» **EXERCISE TASK**:
Which lines hold the word "this"? Copy each of them.

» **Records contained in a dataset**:
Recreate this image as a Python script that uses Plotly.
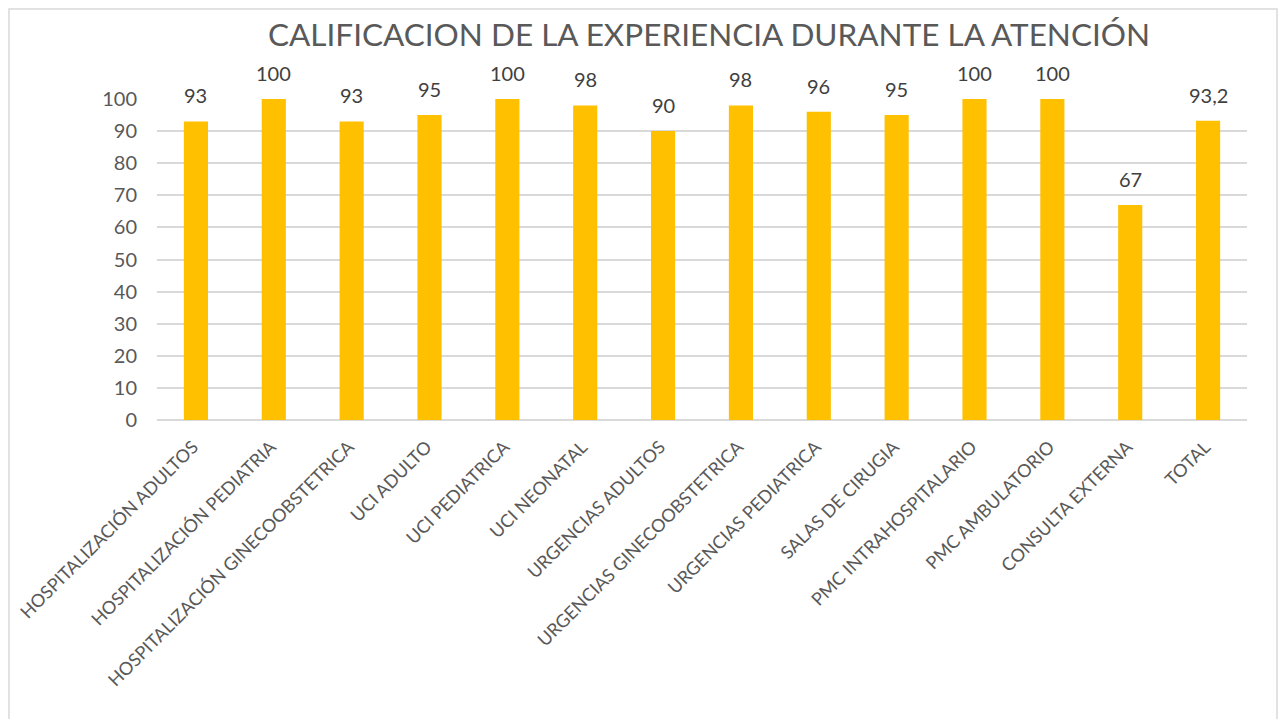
import plotly.graph_objects as go

categories = [
    "HOSPITALIZACIÓN ADULTOS", "HOSPITALIZACIÓN PEDIATRIA", "HOSPITALIZACIÓN GINECOOBSTETRICA",
    "UCI ADULTO", "UCI PEDIATRICA", "UCI NEONATAL", "URGENCIAS ADULTOS",
    "URGENCIAS GINECOOBSTETRICA", "URGENCIAS PEDIATRICA", "SALAS DE CIRUGIA",
    "PMC INTRAHOSPITALARIO", "PMC AMBULATORIO", "CONSULTA EXTERNA", "TOTAL",
]
values = [93, 100, 93, 95, 100, 98, 90, 98, 96, 95, 100, 100, 67, 93.2]
labels = [("%g" % v).replace(".", ",") for v in values]

OFF = 8  # default body margin of the page
W, H = 1286 - 2 * OFF, 727 - 2 * OFF
L, R, T, B = 157 - OFF, 1247 - OFF, 99 - OFF, 420 - OFF
FONT = "Lato, Open Sans, sans-serif"

fig = go.Figure(go.Bar(
    x=categories, y=values,
    marker=dict(color="#FFC000", line=dict(width=0)),
    cliponaxis=False,
))

for c, v, t in zip(categories, values, labels):
    fig.add_annotation(x=c, y=v, text=t, showarrow=False, yanchor="bottom", yshift=12,
                       font=dict(size=20, color="#404040", family=FONT))

ph = B - T
pw = R - L
fig.add_shape(type="rect", xref="paper", yref="paper",
              x0=(1 - L) / pw, x1=(W - 1 - L) / pw,
              y0=(B - (H + 20)) / ph, y1=(B - 1) / ph,
              line=dict(color="#D9D9D9", width=1.5), fillcolor="rgba(0,0,0,0)", layer="below")

fig.update_layout(
    width=W, height=H,
    margin=dict(l=L, r=W - R, t=T, b=H - B, pad=0, autoexpand=False),
    paper_bgcolor="white", plot_bgcolor="white",
    bargap=0.69,
    showlegend=False,
    title=dict(text="CALIFICACION DE LA EXPERIENCIA DURANTE LA ATENCIÓN",
               x=((268 + 1150) / 2 - OFF) / W, xanchor="center", y=1 - (35 - OFF) / H, yanchor="middle",
               font=dict(size=31.5, color="#595959", family=FONT)),
    font=dict(family=FONT, color="#595959"),
)
fig.update_yaxes(range=[0, 100], dtick=10, showgrid=True, gridcolor="#D9D9D9", gridwidth=1.5,
                 zeroline=True, zerolinecolor="#D9D9D9", zerolinewidth=1.5, automargin=False,
                 showline=False, ticks="", ticklabelstandoff=19,
                 tickfont=dict(size=20, color="#595959", family=FONT))
fig.update_xaxes(tickangle=-45, showline=False, ticks="", showgrid=False, automargin=False,
                 ticklabelstandoff=12, ticklabelshift=-3,
                 tickfont=dict(size=18, color="#595959", family=FONT))

fig.write_html("out.html")
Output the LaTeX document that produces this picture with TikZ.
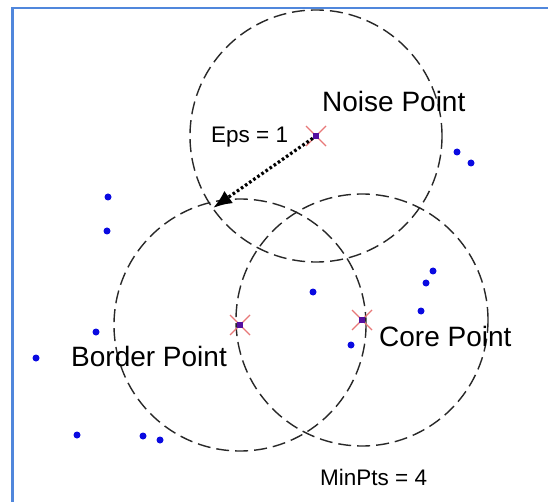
\documentclass[tikz,border=0pt]{standalone}
\usepackage{fontspec}
\setmainfont{Liberation Sans}
\usetikzlibrary{arrows.meta}
\definecolor{frameblue}{RGB}{80,135,220}
\definecolor{dotblue}{RGB}{10,10,225}
\definecolor{crossred}{RGB}{232,120,120}
\definecolor{sqpurple}{RGB}{85,15,160}
\definecolor{circgray}{RGB}{40,40,40}
\begin{document}
\begin{tikzpicture}[x=1pt,y=-1pt,
  dot/.style={circle,fill=dotblue,inner sep=0pt,minimum size=7pt},
  ptsq/.style={rectangle,fill=sqpurple,inner sep=0pt,minimum size=6pt},
  eps/.style={circle,draw=circgray,line width=1.4pt,dash pattern=on 13pt off 6pt,inner sep=0pt,minimum size=252pt},
  bigtxt/.style={anchor=base west,inner sep=0pt,font=\fontsize{28}{30}\selectfont},
  smalltxt/.style={anchor=base west,inner sep=0pt,font=\fontsize{22.5}{24}\selectfont},
  crossline/.style={draw=crossred,line width=1.3pt}
]
\useasboundingbox (0,0) rectangle (548,502);
\fill[white] (0,0) rectangle (548,502);
% frame
\coordinate (fbl) at (12.5,502);
\coordinate (ftl) at (12.5,8);
\coordinate (ftr) at (548,8);
\draw[frameblue,line width=2.2pt] (fbl) -- (ftl) -- (ftr);

% eps circles
\node[eps] (cn) at (316,136) {};
\node[eps] (cb) at (240,325) {};
\node[eps] (cc) at (362,320) {};

% blue points
\foreach \n/\x/\y in {d1/457/152, d2/471/163, d3/433/271, d4/426/283, d5/421/311,
  d6/108/197, d7/107/231, d8/96/332, d9/36/358, d10/77/435, d11/143/436, d12/160/440,
  d13/313/292, d14/351/345}
  \node[dot] (\n) at (\x,\y) {};

% marked points
\foreach \n/\x/\y in {noise/316/136, border/240/325, core/362/320}{
  \draw[crossline] (\x-10,\y-10) -- (\x+10,\y+10) (\x-10,\y+10) -- (\x+10,\y-10);
  \node[ptsq] (\n) at (\x,\y) {};
}

% eps arrow
\coordinate (tip) at (213,208);
\draw[line width=3.2pt,dash pattern=on 2.6pt off 2.4pt,-{Latex[length=19pt,width=15pt]}] (noise) -- (tip);

% labels
\node[bigtxt] (lnoise) at (322,112) {Noise Point};
\node[bigtxt] (lborder) at (71,366) {Border Point};
\node[bigtxt] (lcore) at (379,346) {Core Point};
\node[smalltxt] (leps) at (211,143) {Eps = 1};
\node[smalltxt] (lmin) at (320,485) {MinPts = 4};
\end{tikzpicture}
\end{document}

» **EXERCISE RESPONSE**:
Recreate this image as a Python script that uses Plotly.
Output the LaTeX document that produces this picture with TikZ.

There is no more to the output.